ContinuumIO / elm

Phase I & part of Phase II of NASA SBIR - Parallel Machine Learning on Satellite Data
http://ensemble-learning-models.readthedocs.io
44 stars 23 forks source link

Estimator serialization - before or after fitting - work with `param` #208

Open PeterDSteinberg opened 7 years ago

PeterDSteinberg commented 7 years ago

Elm PR #192 add elm.mldataset.serialize_mixin for serialization will dill for models that have been initialized and/or fit.
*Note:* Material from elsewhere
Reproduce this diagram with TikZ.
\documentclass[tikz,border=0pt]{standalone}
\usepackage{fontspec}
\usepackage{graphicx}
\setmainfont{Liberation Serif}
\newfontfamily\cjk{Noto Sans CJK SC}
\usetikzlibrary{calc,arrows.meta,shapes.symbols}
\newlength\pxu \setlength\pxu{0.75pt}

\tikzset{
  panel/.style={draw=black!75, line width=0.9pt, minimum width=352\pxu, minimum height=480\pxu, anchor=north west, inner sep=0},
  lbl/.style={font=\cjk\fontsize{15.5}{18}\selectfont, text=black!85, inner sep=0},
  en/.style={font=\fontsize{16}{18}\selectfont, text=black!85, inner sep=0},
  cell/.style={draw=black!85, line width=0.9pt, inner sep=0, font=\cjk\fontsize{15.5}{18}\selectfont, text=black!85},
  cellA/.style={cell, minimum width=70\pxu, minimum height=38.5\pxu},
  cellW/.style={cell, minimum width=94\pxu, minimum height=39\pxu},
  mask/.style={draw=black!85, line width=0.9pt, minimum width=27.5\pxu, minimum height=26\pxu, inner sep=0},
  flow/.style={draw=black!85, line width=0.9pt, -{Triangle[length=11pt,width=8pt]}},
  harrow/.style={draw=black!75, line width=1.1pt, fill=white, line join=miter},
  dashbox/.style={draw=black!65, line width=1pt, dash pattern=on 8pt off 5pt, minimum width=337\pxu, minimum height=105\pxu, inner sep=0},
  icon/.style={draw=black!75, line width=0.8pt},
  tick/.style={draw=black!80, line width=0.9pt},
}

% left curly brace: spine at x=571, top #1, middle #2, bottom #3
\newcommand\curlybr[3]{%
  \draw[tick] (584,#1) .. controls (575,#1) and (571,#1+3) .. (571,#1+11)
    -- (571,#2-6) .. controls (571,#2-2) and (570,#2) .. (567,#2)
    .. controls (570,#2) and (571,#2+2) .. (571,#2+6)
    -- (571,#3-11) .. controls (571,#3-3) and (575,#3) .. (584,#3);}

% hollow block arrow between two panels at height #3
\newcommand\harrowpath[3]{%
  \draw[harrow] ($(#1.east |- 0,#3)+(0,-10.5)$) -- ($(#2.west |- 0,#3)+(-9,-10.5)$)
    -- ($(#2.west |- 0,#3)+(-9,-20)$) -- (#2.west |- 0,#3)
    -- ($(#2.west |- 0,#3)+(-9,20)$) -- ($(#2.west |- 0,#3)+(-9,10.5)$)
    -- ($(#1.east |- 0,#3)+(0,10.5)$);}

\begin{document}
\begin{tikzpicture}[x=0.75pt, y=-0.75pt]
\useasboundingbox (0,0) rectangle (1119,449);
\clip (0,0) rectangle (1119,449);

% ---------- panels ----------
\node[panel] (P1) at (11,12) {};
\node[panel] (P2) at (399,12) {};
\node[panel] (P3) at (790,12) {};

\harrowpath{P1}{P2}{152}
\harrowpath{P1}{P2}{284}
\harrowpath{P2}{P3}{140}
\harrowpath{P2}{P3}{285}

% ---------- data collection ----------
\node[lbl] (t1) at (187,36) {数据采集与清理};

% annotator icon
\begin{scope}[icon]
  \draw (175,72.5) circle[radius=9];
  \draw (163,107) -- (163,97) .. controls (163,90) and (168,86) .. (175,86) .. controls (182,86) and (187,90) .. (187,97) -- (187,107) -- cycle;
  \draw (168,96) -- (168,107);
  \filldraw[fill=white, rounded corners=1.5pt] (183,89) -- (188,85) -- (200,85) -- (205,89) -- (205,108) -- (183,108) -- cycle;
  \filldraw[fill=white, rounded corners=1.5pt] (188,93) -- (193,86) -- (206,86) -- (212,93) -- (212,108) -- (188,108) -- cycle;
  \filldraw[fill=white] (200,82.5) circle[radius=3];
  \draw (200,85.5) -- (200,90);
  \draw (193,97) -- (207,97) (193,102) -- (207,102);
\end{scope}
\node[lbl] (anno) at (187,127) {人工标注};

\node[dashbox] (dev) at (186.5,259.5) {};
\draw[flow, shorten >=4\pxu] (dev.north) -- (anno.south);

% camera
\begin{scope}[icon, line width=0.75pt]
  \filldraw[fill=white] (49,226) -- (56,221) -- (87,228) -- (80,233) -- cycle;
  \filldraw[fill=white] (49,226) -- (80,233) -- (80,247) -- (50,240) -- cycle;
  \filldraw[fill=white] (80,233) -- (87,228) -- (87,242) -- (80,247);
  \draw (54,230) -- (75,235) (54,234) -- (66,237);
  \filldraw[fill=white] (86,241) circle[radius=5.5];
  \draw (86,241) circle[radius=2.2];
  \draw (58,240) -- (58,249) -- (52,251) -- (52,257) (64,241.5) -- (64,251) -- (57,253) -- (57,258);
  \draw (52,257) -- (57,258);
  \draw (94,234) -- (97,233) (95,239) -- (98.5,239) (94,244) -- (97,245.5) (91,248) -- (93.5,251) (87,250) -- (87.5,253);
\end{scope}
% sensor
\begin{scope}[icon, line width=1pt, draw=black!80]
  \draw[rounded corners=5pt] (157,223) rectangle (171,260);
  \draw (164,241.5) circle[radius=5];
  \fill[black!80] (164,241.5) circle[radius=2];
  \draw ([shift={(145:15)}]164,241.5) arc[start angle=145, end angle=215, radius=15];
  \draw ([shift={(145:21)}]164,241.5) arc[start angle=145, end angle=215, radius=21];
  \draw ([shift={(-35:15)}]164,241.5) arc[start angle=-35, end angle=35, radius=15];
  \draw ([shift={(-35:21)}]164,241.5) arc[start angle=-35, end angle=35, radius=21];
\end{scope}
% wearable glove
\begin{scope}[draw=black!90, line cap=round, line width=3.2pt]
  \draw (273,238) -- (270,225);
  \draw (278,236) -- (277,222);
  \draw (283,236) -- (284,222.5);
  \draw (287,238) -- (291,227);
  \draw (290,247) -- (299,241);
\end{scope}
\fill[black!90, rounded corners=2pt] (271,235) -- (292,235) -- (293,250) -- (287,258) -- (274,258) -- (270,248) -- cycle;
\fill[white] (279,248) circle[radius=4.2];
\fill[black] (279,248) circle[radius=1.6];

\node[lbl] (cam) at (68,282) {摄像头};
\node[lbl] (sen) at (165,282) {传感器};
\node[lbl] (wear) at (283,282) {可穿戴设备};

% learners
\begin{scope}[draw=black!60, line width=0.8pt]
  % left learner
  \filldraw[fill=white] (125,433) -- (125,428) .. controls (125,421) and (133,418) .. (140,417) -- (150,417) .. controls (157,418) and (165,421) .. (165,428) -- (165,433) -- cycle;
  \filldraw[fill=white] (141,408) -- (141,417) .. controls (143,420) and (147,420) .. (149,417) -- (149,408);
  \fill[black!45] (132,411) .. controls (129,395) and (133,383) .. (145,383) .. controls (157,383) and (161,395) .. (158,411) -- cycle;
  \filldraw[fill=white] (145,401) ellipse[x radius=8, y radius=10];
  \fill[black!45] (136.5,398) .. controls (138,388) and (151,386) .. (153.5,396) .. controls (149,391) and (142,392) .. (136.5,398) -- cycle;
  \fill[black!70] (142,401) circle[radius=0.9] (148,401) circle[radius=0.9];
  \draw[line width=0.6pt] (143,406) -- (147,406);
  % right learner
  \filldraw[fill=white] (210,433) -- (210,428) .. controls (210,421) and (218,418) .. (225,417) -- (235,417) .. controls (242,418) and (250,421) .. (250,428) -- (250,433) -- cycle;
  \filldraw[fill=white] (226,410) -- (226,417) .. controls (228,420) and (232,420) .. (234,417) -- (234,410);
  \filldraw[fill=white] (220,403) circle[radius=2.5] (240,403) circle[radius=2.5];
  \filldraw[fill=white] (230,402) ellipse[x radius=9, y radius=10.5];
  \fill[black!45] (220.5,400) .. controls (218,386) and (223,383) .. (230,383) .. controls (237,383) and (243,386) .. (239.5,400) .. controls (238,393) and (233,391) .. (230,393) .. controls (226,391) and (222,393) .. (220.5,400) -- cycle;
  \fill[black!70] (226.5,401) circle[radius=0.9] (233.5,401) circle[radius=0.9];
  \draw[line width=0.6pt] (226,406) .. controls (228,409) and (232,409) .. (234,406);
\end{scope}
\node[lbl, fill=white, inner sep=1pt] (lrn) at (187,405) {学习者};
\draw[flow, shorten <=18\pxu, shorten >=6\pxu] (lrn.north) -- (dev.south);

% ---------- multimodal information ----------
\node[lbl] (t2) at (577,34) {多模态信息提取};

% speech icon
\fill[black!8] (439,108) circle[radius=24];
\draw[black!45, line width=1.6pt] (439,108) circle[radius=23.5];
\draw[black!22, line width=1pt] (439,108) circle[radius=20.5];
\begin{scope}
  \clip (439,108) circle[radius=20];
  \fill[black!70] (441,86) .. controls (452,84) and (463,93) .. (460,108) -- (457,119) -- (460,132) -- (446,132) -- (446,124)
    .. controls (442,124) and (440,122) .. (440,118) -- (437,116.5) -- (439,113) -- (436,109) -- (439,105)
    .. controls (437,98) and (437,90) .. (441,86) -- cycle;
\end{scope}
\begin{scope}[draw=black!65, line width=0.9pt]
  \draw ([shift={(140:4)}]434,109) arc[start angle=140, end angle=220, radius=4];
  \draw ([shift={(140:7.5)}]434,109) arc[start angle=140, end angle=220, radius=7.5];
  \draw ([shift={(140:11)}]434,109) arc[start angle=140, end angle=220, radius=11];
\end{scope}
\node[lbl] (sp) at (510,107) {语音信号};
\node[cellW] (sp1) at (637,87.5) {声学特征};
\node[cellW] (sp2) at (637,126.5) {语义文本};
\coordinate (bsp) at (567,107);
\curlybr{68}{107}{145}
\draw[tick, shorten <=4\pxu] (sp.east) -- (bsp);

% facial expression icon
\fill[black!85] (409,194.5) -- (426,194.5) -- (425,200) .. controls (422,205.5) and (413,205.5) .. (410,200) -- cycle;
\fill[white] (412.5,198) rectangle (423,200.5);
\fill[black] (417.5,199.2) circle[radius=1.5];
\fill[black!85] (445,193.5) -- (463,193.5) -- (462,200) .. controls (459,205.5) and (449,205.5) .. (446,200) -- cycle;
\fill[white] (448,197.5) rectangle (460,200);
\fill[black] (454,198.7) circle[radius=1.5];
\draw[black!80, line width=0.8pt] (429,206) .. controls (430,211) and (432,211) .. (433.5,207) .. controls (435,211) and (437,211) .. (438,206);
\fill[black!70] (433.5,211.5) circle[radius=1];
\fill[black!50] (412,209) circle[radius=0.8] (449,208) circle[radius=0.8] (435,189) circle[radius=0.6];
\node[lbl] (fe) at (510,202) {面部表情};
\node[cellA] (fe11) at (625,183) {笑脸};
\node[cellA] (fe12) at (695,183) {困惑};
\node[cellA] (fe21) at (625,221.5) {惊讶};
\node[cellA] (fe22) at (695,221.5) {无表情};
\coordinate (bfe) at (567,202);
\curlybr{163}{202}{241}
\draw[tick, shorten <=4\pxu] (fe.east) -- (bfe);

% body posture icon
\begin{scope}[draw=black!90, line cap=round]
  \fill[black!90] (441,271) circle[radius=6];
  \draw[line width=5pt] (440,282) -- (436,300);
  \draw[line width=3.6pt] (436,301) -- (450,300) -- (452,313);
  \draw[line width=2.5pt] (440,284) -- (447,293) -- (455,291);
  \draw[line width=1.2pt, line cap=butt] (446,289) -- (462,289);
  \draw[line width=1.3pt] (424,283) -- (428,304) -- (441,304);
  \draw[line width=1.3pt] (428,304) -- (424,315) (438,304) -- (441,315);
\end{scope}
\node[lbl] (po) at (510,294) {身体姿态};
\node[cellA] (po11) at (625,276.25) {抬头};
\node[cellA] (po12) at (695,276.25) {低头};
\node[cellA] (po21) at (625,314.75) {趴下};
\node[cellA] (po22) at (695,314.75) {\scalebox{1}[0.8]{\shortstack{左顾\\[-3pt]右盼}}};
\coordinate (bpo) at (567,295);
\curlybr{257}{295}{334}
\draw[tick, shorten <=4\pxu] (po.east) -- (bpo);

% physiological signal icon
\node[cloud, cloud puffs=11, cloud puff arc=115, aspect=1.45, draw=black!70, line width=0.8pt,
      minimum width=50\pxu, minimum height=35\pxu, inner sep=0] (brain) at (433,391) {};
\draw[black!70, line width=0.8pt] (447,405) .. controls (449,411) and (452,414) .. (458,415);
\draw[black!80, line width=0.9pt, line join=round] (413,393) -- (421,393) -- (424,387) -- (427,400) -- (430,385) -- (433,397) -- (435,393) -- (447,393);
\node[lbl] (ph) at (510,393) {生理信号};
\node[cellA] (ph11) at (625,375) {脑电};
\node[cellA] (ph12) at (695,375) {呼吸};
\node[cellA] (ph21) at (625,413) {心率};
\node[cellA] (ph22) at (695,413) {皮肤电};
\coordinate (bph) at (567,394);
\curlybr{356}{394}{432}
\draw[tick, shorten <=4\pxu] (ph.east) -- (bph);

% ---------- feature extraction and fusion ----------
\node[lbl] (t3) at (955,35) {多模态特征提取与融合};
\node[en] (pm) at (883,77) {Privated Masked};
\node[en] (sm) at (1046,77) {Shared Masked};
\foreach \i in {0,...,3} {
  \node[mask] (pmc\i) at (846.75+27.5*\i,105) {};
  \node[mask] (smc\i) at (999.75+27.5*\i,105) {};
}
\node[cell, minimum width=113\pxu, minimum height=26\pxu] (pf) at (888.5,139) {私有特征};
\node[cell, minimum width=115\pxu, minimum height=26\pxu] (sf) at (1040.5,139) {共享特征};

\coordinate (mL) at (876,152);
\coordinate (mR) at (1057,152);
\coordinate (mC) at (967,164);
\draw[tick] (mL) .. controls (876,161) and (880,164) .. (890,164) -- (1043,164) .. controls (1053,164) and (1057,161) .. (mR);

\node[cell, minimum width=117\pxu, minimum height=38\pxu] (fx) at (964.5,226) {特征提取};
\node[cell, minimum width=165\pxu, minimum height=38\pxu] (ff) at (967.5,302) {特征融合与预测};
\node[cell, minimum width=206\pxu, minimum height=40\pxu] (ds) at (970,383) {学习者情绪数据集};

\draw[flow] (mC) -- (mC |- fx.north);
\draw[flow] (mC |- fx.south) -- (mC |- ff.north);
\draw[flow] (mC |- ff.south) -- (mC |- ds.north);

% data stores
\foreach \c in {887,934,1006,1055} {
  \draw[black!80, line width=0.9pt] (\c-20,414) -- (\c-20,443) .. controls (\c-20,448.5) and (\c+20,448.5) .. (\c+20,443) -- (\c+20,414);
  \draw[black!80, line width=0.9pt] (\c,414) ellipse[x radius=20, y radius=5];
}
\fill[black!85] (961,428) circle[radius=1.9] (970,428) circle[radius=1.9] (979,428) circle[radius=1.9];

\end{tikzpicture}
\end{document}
We also want to provide a means of plain text (YAML for now) serialization of estimators (and Pipelines) so that we have:

TODO:

PeterDSteinberg commented 7 years ago

This is a rough draft idea of spec for a Pipeline or estimator/transformer:

class SpecMixinBaseEstimator:

    _root = 'elm.pipeline.steps.{}'
    @property
    def spec(self):
        _cls = getattr(self, '_cls', None)
        if not _cls:
            _cls = self.__class__
        name = _cls.__name__
        module = _cls.__module__.split('.')[1]
        return dict(name=_cls.__name__,
                    module=self._root.format(module),
                    params=self.get_params())

    @classmethod
    def from_spec(self, spec):
        modul, name, params = spec['module'], spec['name'], spec['params']
        parts = modul.split('.')
        elm = '.'.join(parts[:-1])
        sk_module = __import__(elm, globals(), locals())
        for p in parts[1:]:
            sk_module = getattr(sk_module, p)
        return getattr(sk_module, name)(**params)

class PipelineSpecMixin(SpecMixinBaseEstimator):

    @property
    def spec(self):
        steps = [[name, step.spec] for name, step in self.steps]
        spec = super(PipelineSpecMixin, self).spec
        spec['steps'] = steps
        return spec

    @classmethod
    def from_spec(self, spec):
        spec = spec.copy()
        from_spec = super(PipelineSpecMixin, self).from_spec
        steps = [[name, from_spec(spec)] for name, spec in spec.pop('steps')]
        return super(PipelineSpecMixin, self).from_spec(**spec)

Those mixins would be used on elm.pipeline.steps.*.* classes and Pipeline, respectively.

PeterDSteinberg commented 7 years ago

Also I wrote this wiki page about the idea (let's adapt that over time or transition it to main docs for Elm as the work is completed).